**Source data**
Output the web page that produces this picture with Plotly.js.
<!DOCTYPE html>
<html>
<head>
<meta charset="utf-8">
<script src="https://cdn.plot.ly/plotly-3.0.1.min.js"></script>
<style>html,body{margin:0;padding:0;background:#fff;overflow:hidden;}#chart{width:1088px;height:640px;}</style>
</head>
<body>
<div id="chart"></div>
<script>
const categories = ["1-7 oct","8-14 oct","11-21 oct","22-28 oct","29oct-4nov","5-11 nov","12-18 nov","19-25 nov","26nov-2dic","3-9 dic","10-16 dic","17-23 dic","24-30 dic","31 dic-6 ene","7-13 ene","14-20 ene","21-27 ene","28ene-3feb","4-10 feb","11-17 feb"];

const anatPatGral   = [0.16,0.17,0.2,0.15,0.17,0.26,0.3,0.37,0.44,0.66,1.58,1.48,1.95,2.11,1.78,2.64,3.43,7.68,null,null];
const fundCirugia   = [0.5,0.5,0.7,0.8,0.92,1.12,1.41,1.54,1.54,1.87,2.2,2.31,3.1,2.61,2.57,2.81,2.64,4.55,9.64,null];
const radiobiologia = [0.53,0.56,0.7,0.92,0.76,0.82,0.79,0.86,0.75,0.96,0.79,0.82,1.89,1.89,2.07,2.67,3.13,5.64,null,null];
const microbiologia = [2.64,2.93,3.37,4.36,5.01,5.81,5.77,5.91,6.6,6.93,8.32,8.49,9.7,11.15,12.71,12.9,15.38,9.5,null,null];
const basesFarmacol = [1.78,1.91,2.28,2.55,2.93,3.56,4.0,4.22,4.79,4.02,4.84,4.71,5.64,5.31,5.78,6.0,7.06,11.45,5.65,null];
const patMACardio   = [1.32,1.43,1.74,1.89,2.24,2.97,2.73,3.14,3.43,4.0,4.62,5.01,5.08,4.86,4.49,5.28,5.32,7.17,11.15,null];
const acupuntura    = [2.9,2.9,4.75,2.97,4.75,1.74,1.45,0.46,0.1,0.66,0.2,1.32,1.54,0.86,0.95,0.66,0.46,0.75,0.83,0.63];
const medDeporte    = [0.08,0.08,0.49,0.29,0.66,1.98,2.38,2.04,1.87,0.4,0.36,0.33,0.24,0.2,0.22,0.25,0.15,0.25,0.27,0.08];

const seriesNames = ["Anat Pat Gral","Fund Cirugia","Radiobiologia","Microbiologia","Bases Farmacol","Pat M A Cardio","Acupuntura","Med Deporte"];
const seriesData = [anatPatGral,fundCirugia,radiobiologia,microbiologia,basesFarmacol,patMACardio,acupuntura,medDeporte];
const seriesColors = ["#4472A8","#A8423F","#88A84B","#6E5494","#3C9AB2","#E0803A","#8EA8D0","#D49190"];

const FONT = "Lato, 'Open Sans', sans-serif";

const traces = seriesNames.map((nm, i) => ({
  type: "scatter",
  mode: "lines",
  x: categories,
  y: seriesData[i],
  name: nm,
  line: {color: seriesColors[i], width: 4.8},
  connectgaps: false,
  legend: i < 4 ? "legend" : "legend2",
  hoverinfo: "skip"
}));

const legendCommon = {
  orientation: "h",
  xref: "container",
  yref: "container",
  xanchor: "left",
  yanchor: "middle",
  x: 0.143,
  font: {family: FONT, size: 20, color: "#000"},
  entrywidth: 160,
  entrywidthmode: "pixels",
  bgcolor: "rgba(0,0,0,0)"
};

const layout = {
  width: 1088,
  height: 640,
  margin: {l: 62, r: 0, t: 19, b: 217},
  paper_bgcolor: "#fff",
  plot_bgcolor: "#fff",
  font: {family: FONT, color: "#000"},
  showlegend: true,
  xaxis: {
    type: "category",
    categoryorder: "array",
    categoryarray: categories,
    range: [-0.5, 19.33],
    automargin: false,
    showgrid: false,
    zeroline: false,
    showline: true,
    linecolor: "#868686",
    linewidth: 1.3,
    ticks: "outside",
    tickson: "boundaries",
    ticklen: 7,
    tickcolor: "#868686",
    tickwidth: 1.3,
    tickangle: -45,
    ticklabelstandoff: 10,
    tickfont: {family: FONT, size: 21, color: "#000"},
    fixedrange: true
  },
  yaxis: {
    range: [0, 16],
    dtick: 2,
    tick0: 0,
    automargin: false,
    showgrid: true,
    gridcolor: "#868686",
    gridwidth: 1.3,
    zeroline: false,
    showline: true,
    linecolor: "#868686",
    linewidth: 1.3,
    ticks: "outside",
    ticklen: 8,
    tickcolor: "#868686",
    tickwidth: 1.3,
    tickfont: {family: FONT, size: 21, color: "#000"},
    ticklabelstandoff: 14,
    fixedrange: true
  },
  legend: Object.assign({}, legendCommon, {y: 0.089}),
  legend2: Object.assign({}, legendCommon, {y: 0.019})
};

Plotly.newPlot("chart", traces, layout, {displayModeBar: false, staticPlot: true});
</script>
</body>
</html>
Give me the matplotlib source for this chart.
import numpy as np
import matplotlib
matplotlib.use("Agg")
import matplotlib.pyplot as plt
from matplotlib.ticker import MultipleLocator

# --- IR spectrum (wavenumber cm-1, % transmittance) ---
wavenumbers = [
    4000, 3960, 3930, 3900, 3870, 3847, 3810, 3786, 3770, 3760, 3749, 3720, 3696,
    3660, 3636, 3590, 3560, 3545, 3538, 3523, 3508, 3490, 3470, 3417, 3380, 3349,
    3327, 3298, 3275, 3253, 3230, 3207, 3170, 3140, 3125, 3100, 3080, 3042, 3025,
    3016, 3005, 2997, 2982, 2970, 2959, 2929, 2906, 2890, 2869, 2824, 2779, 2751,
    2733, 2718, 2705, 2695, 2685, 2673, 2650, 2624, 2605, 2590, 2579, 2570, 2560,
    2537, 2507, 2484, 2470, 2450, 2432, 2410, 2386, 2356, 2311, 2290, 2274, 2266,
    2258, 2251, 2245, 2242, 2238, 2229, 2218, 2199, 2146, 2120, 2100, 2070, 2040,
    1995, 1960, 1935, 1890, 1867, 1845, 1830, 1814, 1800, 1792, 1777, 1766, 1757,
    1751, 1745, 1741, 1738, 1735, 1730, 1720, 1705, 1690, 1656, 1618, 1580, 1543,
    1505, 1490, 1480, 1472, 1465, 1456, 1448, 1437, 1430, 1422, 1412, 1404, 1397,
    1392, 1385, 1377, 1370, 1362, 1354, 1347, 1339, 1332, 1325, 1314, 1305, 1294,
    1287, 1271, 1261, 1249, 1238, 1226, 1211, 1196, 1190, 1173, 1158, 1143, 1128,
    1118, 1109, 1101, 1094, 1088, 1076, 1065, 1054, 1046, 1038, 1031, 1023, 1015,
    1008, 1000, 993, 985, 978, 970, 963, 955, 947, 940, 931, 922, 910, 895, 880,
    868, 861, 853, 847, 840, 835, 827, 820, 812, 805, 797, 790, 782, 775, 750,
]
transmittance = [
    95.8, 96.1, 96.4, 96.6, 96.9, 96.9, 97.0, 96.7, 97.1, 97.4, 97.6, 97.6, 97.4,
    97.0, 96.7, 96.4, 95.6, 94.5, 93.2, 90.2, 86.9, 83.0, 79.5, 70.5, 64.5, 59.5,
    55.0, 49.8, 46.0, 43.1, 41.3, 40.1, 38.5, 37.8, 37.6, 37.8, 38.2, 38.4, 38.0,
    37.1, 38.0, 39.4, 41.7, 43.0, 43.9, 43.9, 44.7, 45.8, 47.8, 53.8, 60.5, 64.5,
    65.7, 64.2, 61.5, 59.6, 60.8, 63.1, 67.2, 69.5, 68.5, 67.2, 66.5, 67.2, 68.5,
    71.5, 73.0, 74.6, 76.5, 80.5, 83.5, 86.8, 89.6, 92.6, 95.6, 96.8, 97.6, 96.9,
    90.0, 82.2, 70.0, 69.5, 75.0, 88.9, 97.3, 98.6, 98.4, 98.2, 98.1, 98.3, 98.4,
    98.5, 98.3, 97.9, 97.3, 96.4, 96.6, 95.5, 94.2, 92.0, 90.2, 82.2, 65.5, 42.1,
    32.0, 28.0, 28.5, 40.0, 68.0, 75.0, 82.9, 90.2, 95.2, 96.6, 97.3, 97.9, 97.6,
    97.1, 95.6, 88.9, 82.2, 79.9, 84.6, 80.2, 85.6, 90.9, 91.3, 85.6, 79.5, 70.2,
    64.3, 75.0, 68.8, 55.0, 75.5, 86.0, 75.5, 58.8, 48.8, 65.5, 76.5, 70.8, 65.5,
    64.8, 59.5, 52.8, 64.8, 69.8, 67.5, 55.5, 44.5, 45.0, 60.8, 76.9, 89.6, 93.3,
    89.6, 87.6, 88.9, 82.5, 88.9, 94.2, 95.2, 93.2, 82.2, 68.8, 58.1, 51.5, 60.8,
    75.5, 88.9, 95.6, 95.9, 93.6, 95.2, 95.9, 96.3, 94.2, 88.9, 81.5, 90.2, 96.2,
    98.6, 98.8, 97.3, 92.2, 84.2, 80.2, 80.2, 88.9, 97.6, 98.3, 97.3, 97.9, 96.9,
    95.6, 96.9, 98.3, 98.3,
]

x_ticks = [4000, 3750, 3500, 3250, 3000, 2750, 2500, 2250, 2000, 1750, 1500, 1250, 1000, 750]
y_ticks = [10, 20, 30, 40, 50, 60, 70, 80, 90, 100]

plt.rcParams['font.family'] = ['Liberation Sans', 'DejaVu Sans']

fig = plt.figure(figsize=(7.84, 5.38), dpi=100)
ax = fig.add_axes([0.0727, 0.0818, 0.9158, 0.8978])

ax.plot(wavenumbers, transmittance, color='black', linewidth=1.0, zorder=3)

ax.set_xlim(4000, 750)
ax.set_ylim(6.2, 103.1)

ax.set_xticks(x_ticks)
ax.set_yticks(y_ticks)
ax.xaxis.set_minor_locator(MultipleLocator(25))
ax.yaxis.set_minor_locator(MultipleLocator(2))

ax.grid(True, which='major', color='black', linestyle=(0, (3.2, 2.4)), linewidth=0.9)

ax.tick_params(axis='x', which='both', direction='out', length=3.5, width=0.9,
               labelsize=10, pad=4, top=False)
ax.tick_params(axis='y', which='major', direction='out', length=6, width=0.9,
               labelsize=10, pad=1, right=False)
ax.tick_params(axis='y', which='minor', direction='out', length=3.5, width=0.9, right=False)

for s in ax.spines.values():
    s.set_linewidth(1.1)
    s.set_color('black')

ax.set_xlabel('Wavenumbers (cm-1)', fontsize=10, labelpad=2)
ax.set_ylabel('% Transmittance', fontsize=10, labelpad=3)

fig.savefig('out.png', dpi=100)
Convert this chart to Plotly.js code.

**What to work on**
Filter the records for lines holding the string "matplotlib". Copy each one.

**Final answer**
Give me the matplotlib source for this chart.
import matplotlib
matplotlib.use("Agg")
import matplotlib.pyplot as plt
from matplotlib.ticker import MultipleLocator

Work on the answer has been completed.